Amtrak adding 2nd train to Vancouver-Seattle run

A plan to run a second train between Seattle and Vancouver during the 2010 Winter Olympic Games is back on track.

A plan to run a second train between Seattle and Vancouver during the 2010 Winter Olympic Games is back on track.

Talks to extend Amtrak's Cascades service to British Columbia had been stalled for more than a year because the Canada Border Services Agency wanted to charge the company $1,500 a day to cover the costs of processing additional passengers.

But that fee will be waived for the pilot project, which begins in August 2009 and runs until the end of March 2010.

"This will allow an assessment of traffic well outside the actual Olympic Games themselves," Public Safety Minister Peter Van Loan said in an interview.

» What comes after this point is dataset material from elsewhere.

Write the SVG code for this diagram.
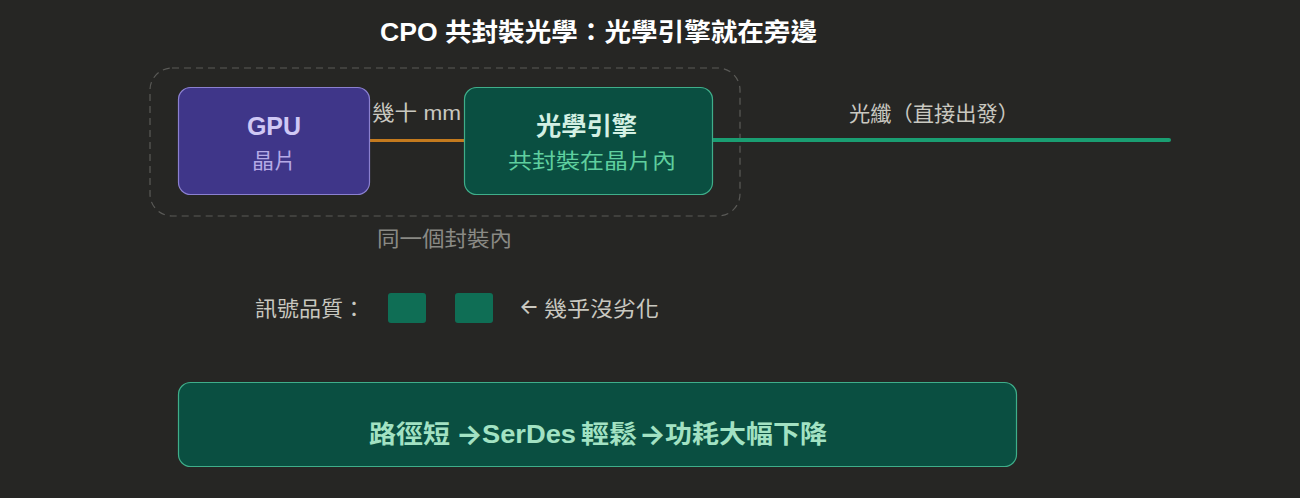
<svg xmlns="http://www.w3.org/2000/svg" width="1300" height="498" viewBox="0 0 1300 498">
<style>
text{font-family:"Liberation Sans","Noto Sans CJK TC","Noto Sans CJK SC",sans-serif;}
.lbl{fill:#c9c8c0;font-size:21px;}
.arr{font-family:Inter,"DejaVu Sans",sans-serif;}
.node-g{fill:#0a4f41;stroke:#3fae8a;stroke-width:1.2;}
</style>
<rect width="1300" height="498" fill="#262624"/>
<text x="380" y="41" font-size="25" font-weight="bold" fill="#ffffff" textLength="437" lengthAdjust="spacingAndGlyphs">CPO 共封裝光學：光學引擎就在旁邊</text>
<g id="package">
<rect x="150" y="68" width="590" height="148" rx="22" fill="none" stroke="#5a5a57" stroke-width="1.2" stroke-dasharray="7 5"/>
<text x="377" y="246" font-size="21" fill="#8a8a85" textLength="135" lengthAdjust="spacingAndGlyphs">同一個封裝內</text>
</g>
<g id="connectors">
<line x1="369" y1="140.5" x2="464" y2="140.5" stroke="#c47a1e" stroke-width="3"/>
<text x="372" y="120" class="lbl" textLength="89" lengthAdjust="spacingAndGlyphs">幾十 mm</text>
<line x1="712" y1="140" x2="1169" y2="140" stroke="#1a9e72" stroke-width="4" stroke-linecap="round"/>
<text x="849" y="121" class="lbl" textLength="170" lengthAdjust="spacingAndGlyphs">光纖（直接出發）</text>
</g>
<g id="gpu">
<rect x="178.5" y="87.5" width="191" height="107" rx="12" fill="#3f3689" stroke="#8b80d0" stroke-width="1.2"/>
<text x="274" y="135" text-anchor="middle" font-size="25" font-weight="bold" fill="#cfc8f5">GPU</text>
<text x="252" y="168" font-size="21" fill="#b5aae6" textLength="44" lengthAdjust="spacingAndGlyphs">晶片</text>
</g>
<g id="optical-engine">
<rect class="node-g" x="464.5" y="87.5" width="248" height="107" rx="12"/>
<text x="536" y="135" font-size="25" font-weight="bold" fill="#d3f0e3" textLength="101" lengthAdjust="spacingAndGlyphs">光學引擎</text>
<text x="508" y="168" font-size="21" fill="#5fcf9f" textLength="168" lengthAdjust="spacingAndGlyphs">共封裝在晶片內</text>
</g>
<g id="signal-quality">
<text x="255" y="316" class="lbl" textLength="110" lengthAdjust="spacingAndGlyphs">訊號品質：</text>
<rect x="388" y="293" width="38" height="30" rx="3" fill="#0f6e55"/>
<rect x="455" y="293" width="38" height="30" rx="3" fill="#0f6e55"/>
<text x="519" y="314" class="lbl arr" font-size="31" font-weight="500">←</text>
<text x="544" y="316" class="lbl" textLength="115" lengthAdjust="spacingAndGlyphs">幾乎沒劣化</text>
</g>
<g id="summary">
<rect class="node-g" x="178.5" y="382.5" width="838" height="84" rx="12"/>
<text x="369" y="443" font-size="25" font-weight="bold" fill="#a2e2c3"><tspan textLength="81" lengthAdjust="spacingAndGlyphs">路徑短</tspan><tspan class="arr" x="456" y="444" font-size="28">→</tspan><tspan x="482" y="443" textLength="94" lengthAdjust="spacingAndGlyphs">SerDes</tspan><tspan x="581" textLength="56" lengthAdjust="spacingAndGlyphs">輕鬆</tspan><tspan class="arr" x="639" y="444" font-size="28">→</tspan><tspan x="665" y="443" textLength="162" lengthAdjust="spacingAndGlyphs">功耗大幅下降</tspan></text>
</g>
</svg>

The fee was being levied as part of a policy that requires users to pay for a new service they've requested while it's being studied, Van Loan said.

"Because of the circumstances — with the Games coming and willingness to create this potential new traffic — we thought it made sense to encourage it a little bit so that's what we're doing," Van Loan said.

Currently, one train a day capable of carrying 220 passengers travels between Seattle and Vancouver. A second train will have the same capacity but leave Seattle later in the day and bring passengers back from Vancouver in the morning.

In 2008, the B.C. government spent $4.5 million upgrading rail infrastructure specifically to accommodate the second Seattle-Vancouver run, as the additional train was supposed to be running by August 2008.

That plan was derailed by the bill from CBSA and since then, both B.C. and Washington state officials had been lobbying hard since for the federal government to step in.

After the pilot period there will be an evaluation of the second train, which some B.C. officials say could add as much as $14 million a year to the provincial economy.